8) Lost in Hong Kong (dir. Xu Zheng)
The comic set up is this: A man, played by director Xu, comes to his Hong Kong from the provinces, ostensibly to accompany his wife to fertility treatments but really to approach his first love, Du Juan, who left the backwaters when she got a scholarship to a HK school, and who now, 20 years later, is an art star. So all Xu has to do is leave his wife at the doctor’s and sneak across town to a rendezvous. But getting through the city does not go as planned. After from getting a metal helmet stuck on his head when he inadvertently becomes an extra in a Wong Jing film – the director doing a cameo – with a title of Kung Fu Masters Vs. Robot Heads – and being chased by mobsters through a massage parlor, then things really break loose.

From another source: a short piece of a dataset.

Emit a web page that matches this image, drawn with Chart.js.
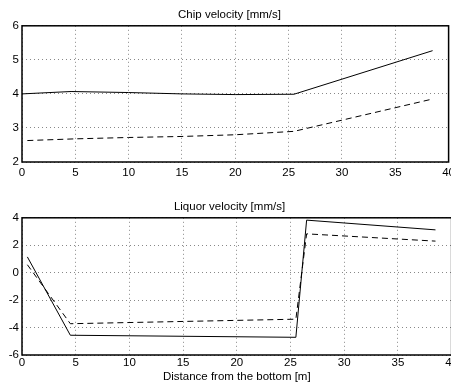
<!DOCTYPE html>
<html>
<head>
<meta charset="utf-8">
<script src="https://cdn.jsdelivr.net/npm/chart.js@4"></script>
<style>
  html, body { margin: 0; padding: 0; background: #fff; overflow: hidden; }
  .wrap { position: absolute; left: 0; width: 459px; }
  #top { top: 0; height: 190px; }
  #bottom { top: 190px; height: 194px; }
</style>
</head>
<body>
<div class="wrap" id="top"><canvas id="chipChart"></canvas></div>
<div class="wrap" id="bottom"><canvas id="liquorChart"></canvas></div>
<script>
// chip velocity [mm/s]
const chipSolidX = [0, 4.6, 10, 15, 20, 25.5, 38.5];
const chipSolidY = [4.0, 4.07, 4.04, 4.0, 3.98, 3.99, 5.27];
const chipDashX = [0.5, 5, 10, 15, 20, 25.5, 38.5];
const chipDashY = [2.63, 2.68, 2.72, 2.75, 2.8, 2.9, 3.85];

// liquor velocity [mm/s]
const liqSolidX = [0.5, 4.5, 25.5, 26.5, 38.5];
const liqSolidY = [1.15, -4.56, -4.71, 3.83, 3.12];
const liqDashX = [0.5, 4.5, 25.5, 26.5, 38.5];
const liqDashY = [0.58, -3.72, -3.39, 2.83, 2.3];

const xTicks = [0, 5, 10, 15, 20, 25, 30, 35, 40];

const font = { family: 'Liberation Sans, Arial, sans-serif', size: 11.5, weight: 'normal' };
Chart.defaults.font = font;
Chart.defaults.color = '#000';

const boxPlugin = {
  id: 'box',
  afterDraw(chart) {
    const a = chart.chartArea, ctx = chart.ctx;
    ctx.save();
    ctx.strokeStyle = '#000';
    ctx.lineWidth = 1.5;
    ctx.strokeRect(a.left, a.top, a.right - a.left, a.bottom - a.top);
    ctx.restore();
  }
};

function pts(xs, ys) {
  return xs.map((x, i) => ({ x: x, y: ys[i] }));
}

function makeChart(id, title, solid, dashed, yMin, yMax, yStep, xTitle, xHeight, titlePad, tickPad) {
  const ctx = document.getElementById(id).getContext('2d');
  return new Chart(ctx, {
    type: 'line',
    data: {
      datasets: [
        { data: solid, borderColor: '#000', borderWidth: 1, pointRadius: 0, tension: 0 },
        { data: dashed, borderColor: '#000', borderWidth: 1, borderDash: [6, 4], pointRadius: 0, tension: 0 }
      ]
    },
    plugins: [boxPlugin],
    options: {
      responsive: true,
      maintainAspectRatio: false,
      animation: false,
      layout: { padding: { left: 0, right: 0, top: 0, bottom: 0 } },
      plugins: {
        legend: { display: false },
        tooltip: { enabled: false },
        title: { display: true, text: title, font: font, color: '#000', padding: titlePad }
      },
      scales: {
        x: {
          type: 'linear',
          min: 0, max: 40,
          afterBuildTicks: s => { s.ticks = xTicks.map(v => ({ value: v })); },
          ticks: { padding: tickPad, maxRotation: 0 },
          grid: { color: '#888', tickLength: 0 },
          border: { dash: [1, 3], display: false },
          title: { display: !!xTitle, text: xTitle, padding: 0 },
          afterFit: s => { s.height = xHeight; }
        },
        y: {
          min: yMin, max: yMax,
          ticks: { stepSize: yStep, padding: 3 },
          grid: { color: '#888', tickLength: 0 },
          border: { dash: [1, 3], display: false },
          afterFit: s => { s.width = 22; }
        }
      }
    }
  });
}

makeChart('chipChart', 'Chip velocity [mm/s]', pts(chipSolidX, chipSolidY), pts(chipDashX, chipDashY), 2, 6, 1, '', 28, { top: 8, bottom: 4 }, 4);
makeChart('liquorChart', 'Liquor velocity [mm/s]', pts(liqSolidX, liqSolidY), pts(liqDashX, liqDashY), -6, 4, 2, 'Distance from the bottom [m]', 29, { top: 10, bottom: 4 }, 1);
</script>
</body>
</html>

Breakneck pacing, comic turns (many provided by Xu’s annoying brother who is videoing the escapades), and a lot of bravura camerawork make this an extravaganza of fun.
9) Our Times (dir. Frankie Chen)
My wife, who has already seen this movie three times, says this is the year’s best. An overworked, lonely office worker, Joe Chen, thinks back to her high school romance. It turns around two young men, the rebel and the more staid, Mr. Popularity. Getting involved with the rebel, Darren Wang, in a plot to break up Mr. Popularity from Ms. Popularity, because each has designs on one in the couple, they begin to like each other. Since this is Taiwan, not the U.S., much of the plot revolves around the students doing well in schoolwork, not sports. Also, as per films of HK, there is a subplot of gangsters and cops. In any case, the budding romance is cut short when Wang gets sick and is sent to America.

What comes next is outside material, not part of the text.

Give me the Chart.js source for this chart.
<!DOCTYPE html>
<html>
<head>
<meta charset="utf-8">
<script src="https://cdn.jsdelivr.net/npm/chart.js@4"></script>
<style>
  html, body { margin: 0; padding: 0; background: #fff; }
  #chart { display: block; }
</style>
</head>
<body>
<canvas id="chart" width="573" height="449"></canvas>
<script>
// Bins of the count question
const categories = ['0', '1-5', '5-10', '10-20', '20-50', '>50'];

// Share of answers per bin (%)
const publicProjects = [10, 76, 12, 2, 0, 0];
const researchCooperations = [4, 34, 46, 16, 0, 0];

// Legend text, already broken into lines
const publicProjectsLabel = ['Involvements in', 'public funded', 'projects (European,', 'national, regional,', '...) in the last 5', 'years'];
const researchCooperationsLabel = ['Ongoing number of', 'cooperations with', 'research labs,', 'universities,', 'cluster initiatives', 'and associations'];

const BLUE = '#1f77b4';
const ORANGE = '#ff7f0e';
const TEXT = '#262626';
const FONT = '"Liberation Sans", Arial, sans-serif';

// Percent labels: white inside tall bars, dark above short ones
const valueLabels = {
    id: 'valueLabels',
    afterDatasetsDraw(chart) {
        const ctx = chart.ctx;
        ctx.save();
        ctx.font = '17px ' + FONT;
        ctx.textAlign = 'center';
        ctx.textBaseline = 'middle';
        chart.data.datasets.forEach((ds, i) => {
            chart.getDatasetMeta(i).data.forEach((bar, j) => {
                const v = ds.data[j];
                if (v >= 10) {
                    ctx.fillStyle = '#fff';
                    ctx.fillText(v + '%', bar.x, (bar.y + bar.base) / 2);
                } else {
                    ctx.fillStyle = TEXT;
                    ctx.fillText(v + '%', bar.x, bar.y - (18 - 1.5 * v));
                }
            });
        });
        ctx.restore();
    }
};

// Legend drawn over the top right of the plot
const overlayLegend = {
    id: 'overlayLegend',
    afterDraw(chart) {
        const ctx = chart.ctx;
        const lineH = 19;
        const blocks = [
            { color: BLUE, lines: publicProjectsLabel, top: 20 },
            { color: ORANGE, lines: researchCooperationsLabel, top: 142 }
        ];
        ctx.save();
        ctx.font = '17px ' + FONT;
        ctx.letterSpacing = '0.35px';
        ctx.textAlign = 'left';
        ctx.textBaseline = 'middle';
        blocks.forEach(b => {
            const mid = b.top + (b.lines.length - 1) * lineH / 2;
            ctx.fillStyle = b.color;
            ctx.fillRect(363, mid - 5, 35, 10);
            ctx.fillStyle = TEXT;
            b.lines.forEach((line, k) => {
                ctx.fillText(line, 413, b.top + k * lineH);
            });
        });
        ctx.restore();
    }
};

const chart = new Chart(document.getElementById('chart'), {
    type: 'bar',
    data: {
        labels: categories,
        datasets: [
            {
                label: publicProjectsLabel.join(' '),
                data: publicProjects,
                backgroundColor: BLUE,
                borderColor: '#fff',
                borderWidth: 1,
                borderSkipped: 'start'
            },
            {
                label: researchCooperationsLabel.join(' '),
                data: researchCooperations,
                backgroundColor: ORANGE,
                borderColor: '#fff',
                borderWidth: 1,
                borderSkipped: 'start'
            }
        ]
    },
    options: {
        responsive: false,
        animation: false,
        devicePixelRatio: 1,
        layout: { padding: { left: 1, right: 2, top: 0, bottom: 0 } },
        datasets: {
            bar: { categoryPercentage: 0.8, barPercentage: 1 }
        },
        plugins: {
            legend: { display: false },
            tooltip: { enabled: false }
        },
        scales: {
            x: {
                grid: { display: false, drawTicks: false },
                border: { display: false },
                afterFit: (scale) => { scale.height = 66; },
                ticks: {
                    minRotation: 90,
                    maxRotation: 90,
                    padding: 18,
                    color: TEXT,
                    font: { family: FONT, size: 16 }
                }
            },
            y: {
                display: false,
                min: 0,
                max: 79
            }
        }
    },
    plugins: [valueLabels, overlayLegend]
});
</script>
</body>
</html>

My plot summary, though, cannot convey the panache of the actors, the sharp character drawing, and the deftness and lack of sentimentality in the romantic scenes, nor the thoughtful mise-en-scene.
10) The Beauty Inside (dir. Baik)
And you thought you had identity issues? This brilliant film follows a buyer for a department store, Han Hyo-joo, who has become fascinated by what is going on in the furniture workshop where on each visit she is met by a different person. It turns out the reclusive owner has an odd condition. Each morning he/she wakes up with a new body: Asian/black/white, male or female, old or young. He’s lonely since she/he can’t reveal the details of his transformative existence.
The film is not played for laughs or cuteness but rather is speculative. Could Han fall in love with someone who is literally unrecognizable day by day? What would the stages of such love be and would his/her partner reciprocate. A fascinating, maddening and charming film.